## Work to complete
Transcribe the listing that follows in full, omitting pictures.

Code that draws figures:
======
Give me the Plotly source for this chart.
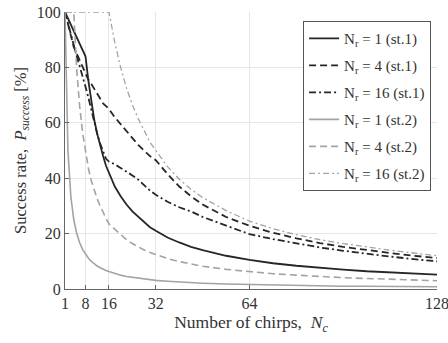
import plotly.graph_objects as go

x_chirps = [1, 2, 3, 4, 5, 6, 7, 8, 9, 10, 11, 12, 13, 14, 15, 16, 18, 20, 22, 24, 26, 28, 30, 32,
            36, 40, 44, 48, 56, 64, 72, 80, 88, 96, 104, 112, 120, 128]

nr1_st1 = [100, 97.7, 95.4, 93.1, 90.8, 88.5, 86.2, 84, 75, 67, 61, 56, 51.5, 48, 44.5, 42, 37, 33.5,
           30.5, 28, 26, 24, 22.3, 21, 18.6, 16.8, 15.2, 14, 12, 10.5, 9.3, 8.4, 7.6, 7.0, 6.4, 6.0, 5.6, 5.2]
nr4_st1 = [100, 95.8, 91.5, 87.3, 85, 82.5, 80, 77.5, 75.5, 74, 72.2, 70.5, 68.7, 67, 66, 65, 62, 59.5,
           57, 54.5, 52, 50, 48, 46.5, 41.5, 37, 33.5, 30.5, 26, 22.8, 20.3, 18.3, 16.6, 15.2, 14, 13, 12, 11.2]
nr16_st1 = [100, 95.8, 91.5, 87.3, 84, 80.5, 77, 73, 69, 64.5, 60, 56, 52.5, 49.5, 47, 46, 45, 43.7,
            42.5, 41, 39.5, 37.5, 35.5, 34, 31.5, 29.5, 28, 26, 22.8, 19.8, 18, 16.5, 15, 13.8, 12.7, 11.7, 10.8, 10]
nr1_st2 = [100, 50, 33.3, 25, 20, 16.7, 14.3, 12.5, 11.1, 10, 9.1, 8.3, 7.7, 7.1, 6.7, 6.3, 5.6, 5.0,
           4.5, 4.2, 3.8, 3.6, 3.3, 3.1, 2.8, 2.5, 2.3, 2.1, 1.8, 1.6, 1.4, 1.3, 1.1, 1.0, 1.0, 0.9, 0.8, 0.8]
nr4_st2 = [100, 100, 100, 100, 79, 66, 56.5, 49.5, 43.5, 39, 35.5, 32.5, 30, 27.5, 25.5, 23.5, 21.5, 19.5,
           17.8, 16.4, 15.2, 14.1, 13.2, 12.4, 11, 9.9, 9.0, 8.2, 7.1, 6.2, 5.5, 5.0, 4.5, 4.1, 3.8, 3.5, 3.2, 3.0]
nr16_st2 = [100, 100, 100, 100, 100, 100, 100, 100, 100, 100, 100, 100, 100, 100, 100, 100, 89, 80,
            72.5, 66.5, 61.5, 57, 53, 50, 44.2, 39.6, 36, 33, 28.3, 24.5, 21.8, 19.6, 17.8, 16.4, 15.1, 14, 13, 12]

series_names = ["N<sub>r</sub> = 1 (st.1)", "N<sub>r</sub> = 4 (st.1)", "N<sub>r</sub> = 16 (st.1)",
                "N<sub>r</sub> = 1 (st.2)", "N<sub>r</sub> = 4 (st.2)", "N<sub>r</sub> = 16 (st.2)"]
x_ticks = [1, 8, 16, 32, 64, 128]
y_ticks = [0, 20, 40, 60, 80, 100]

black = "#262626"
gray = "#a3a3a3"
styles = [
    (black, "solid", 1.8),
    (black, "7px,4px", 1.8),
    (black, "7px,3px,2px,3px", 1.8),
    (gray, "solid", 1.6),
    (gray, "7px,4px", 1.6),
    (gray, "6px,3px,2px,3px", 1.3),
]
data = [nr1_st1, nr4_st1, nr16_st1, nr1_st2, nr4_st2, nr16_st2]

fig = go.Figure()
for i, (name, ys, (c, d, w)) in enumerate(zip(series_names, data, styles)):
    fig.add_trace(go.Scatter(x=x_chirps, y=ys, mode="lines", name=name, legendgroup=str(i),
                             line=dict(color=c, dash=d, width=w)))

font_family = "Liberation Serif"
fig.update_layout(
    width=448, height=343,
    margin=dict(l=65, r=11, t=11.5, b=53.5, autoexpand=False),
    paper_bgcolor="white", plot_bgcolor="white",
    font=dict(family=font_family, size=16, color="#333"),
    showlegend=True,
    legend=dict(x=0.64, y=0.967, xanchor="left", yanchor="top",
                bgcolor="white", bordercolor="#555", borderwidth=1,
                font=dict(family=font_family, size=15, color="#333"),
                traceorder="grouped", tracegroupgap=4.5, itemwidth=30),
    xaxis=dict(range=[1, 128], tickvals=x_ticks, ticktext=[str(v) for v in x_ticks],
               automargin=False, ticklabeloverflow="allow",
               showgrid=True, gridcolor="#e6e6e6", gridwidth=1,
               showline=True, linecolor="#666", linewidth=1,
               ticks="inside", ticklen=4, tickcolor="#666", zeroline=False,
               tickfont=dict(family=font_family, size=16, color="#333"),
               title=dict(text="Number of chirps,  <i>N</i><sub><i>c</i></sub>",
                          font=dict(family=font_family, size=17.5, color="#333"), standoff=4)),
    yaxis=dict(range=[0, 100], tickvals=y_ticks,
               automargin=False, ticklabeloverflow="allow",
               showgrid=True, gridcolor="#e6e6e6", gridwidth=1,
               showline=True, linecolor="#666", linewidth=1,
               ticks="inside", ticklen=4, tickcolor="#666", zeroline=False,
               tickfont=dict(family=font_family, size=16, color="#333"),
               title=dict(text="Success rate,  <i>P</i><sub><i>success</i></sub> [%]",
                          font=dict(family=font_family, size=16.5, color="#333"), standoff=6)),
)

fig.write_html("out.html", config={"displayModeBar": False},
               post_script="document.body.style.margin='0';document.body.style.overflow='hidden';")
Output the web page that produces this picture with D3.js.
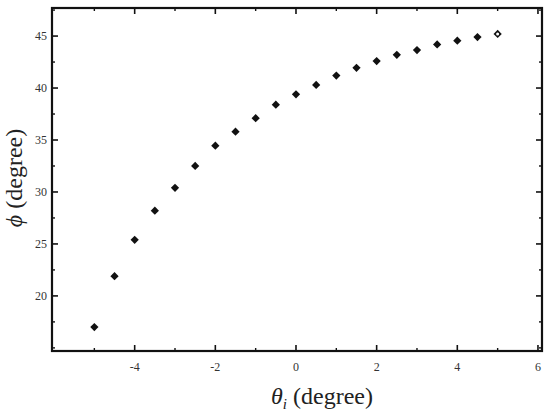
======
## Answer to this problem
Give me the Plotly source for this chart.
import plotly.graph_objects as go

x_chirps = [1, 2, 3, 4, 5, 6, 7, 8, 9, 10, 11, 12, 13, 14, 15, 16, 18, 20, 22, 24, 26, 28, 30, 32,
            36, 40, 44, 48, 56, 64, 72, 80, 88, 96, 104, 112, 120, 128]

nr1_st1 = [100, 97.7, 95.4, 93.1, 90.8, 88.5, 86.2, 84, 75, 67, 61, 56, 51.5, 48, 44.5, 42, 37, 33.5,
           30.5, 28, 26, 24, 22.3, 21, 18.6, 16.8, 15.2, 14, 12, 10.5, 9.3, 8.4, 7.6, 7.0, 6.4, 6.0, 5.6, 5.2]
nr4_st1 = [100, 95.8, 91.5, 87.3, 85, 82.5, 80, 77.5, 75.5, 74, 72.2, 70.5, 68.7, 67, 66, 65, 62, 59.5,
           57, 54.5, 52, 50, 48, 46.5, 41.5, 37, 33.5, 30.5, 26, 22.8, 20.3, 18.3, 16.6, 15.2, 14, 13, 12, 11.2]
nr16_st1 = [100, 95.8, 91.5, 87.3, 84, 80.5, 77, 73, 69, 64.5, 60, 56, 52.5, 49.5, 47, 46, 45, 43.7,
            42.5, 41, 39.5, 37.5, 35.5, 34, 31.5, 29.5, 28, 26, 22.8, 19.8, 18, 16.5, 15, 13.8, 12.7, 11.7, 10.8, 10]
nr1_st2 = [100, 50, 33.3, 25, 20, 16.7, 14.3, 12.5, 11.1, 10, 9.1, 8.3, 7.7, 7.1, 6.7, 6.3, 5.6, 5.0,
           4.5, 4.2, 3.8, 3.6, 3.3, 3.1, 2.8, 2.5, 2.3, 2.1, 1.8, 1.6, 1.4, 1.3, 1.1, 1.0, 1.0, 0.9, 0.8, 0.8]
nr4_st2 = [100, 100, 100, 100, 79, 66, 56.5, 49.5, 43.5, 39, 35.5, 32.5, 30, 27.5, 25.5, 23.5, 21.5, 19.5,
           17.8, 16.4, 15.2, 14.1, 13.2, 12.4, 11, 9.9, 9.0, 8.2, 7.1, 6.2, 5.5, 5.0, 4.5, 4.1, 3.8, 3.5, 3.2, 3.0]
nr16_st2 = [100, 100, 100, 100, 100, 100, 100, 100, 100, 100, 100, 100, 100, 100, 100, 100, 89, 80,
            72.5, 66.5, 61.5, 57, 53, 50, 44.2, 39.6, 36, 33, 28.3, 24.5, 21.8, 19.6, 17.8, 16.4, 15.1, 14, 13, 12]

series_names = ["N<sub>r</sub> = 1 (st.1)", "N<sub>r</sub> = 4 (st.1)", "N<sub>r</sub> = 16 (st.1)",
                "N<sub>r</sub> = 1 (st.2)", "N<sub>r</sub> = 4 (st.2)", "N<sub>r</sub> = 16 (st.2)"]
x_ticks = [1, 8, 16, 32, 64, 128]
y_ticks = [0, 20, 40, 60, 80, 100]

black = "#262626"
gray = "#a3a3a3"
styles = [
    (black, "solid", 1.8),
    (black, "7px,4px", 1.8),
    (black, "7px,3px,2px,3px", 1.8),
    (gray, "solid", 1.6),
    (gray, "7px,4px", 1.6),
    (gray, "6px,3px,2px,3px", 1.3),
]
data = [nr1_st1, nr4_st1, nr16_st1, nr1_st2, nr4_st2, nr16_st2]

fig = go.Figure()
for i, (name, ys, (c, d, w)) in enumerate(zip(series_names, data, styles)):
    fig.add_trace(go.Scatter(x=x_chirps, y=ys, mode="lines", name=name, legendgroup=str(i),
                             line=dict(color=c, dash=d, width=w)))

font_family = "Liberation Serif"
fig.update_layout(
    width=448, height=343,
    margin=dict(l=65, r=11, t=11.5, b=53.5, autoexpand=False),
    paper_bgcolor="white", plot_bgcolor="white",
    font=dict(family=font_family, size=16, color="#333"),
    showlegend=True,
    legend=dict(x=0.64, y=0.967, xanchor="left", yanchor="top",
                bgcolor="white", bordercolor="#555", borderwidth=1,
                font=dict(family=font_family, size=15, color="#333"),
                traceorder="grouped", tracegroupgap=4.5, itemwidth=30),
    xaxis=dict(range=[1, 128], tickvals=x_ticks, ticktext=[str(v) for v in x_ticks],
               automargin=False, ticklabeloverflow="allow",
               showgrid=True, gridcolor="#e6e6e6", gridwidth=1,
               showline=True, linecolor="#666", linewidth=1,
               ticks="inside", ticklen=4, tickcolor="#666", zeroline=False,
               tickfont=dict(family=font_family, size=16, color="#333"),
               title=dict(text="Number of chirps,  <i>N</i><sub><i>c</i></sub>",
                          font=dict(family=font_family, size=17.5, color="#333"), standoff=4)),
    yaxis=dict(range=[0, 100], tickvals=y_ticks,
               automargin=False, ticklabeloverflow="allow",
               showgrid=True, gridcolor="#e6e6e6", gridwidth=1,
               showline=True, linecolor="#666", linewidth=1,
               ticks="inside", ticklen=4, tickcolor="#666", zeroline=False,
               tickfont=dict(family=font_family, size=16, color="#333"),
               title=dict(text="Success rate,  <i>P</i><sub><i>success</i></sub> [%]",
                          font=dict(family=font_family, size=16.5, color="#333"), standoff=6)),
)

fig.write_html("out.html", config={"displayModeBar": False},
               post_script="document.body.style.margin='0';document.body.style.overflow='hidden';")
Output the web page that produces this picture with D3.js.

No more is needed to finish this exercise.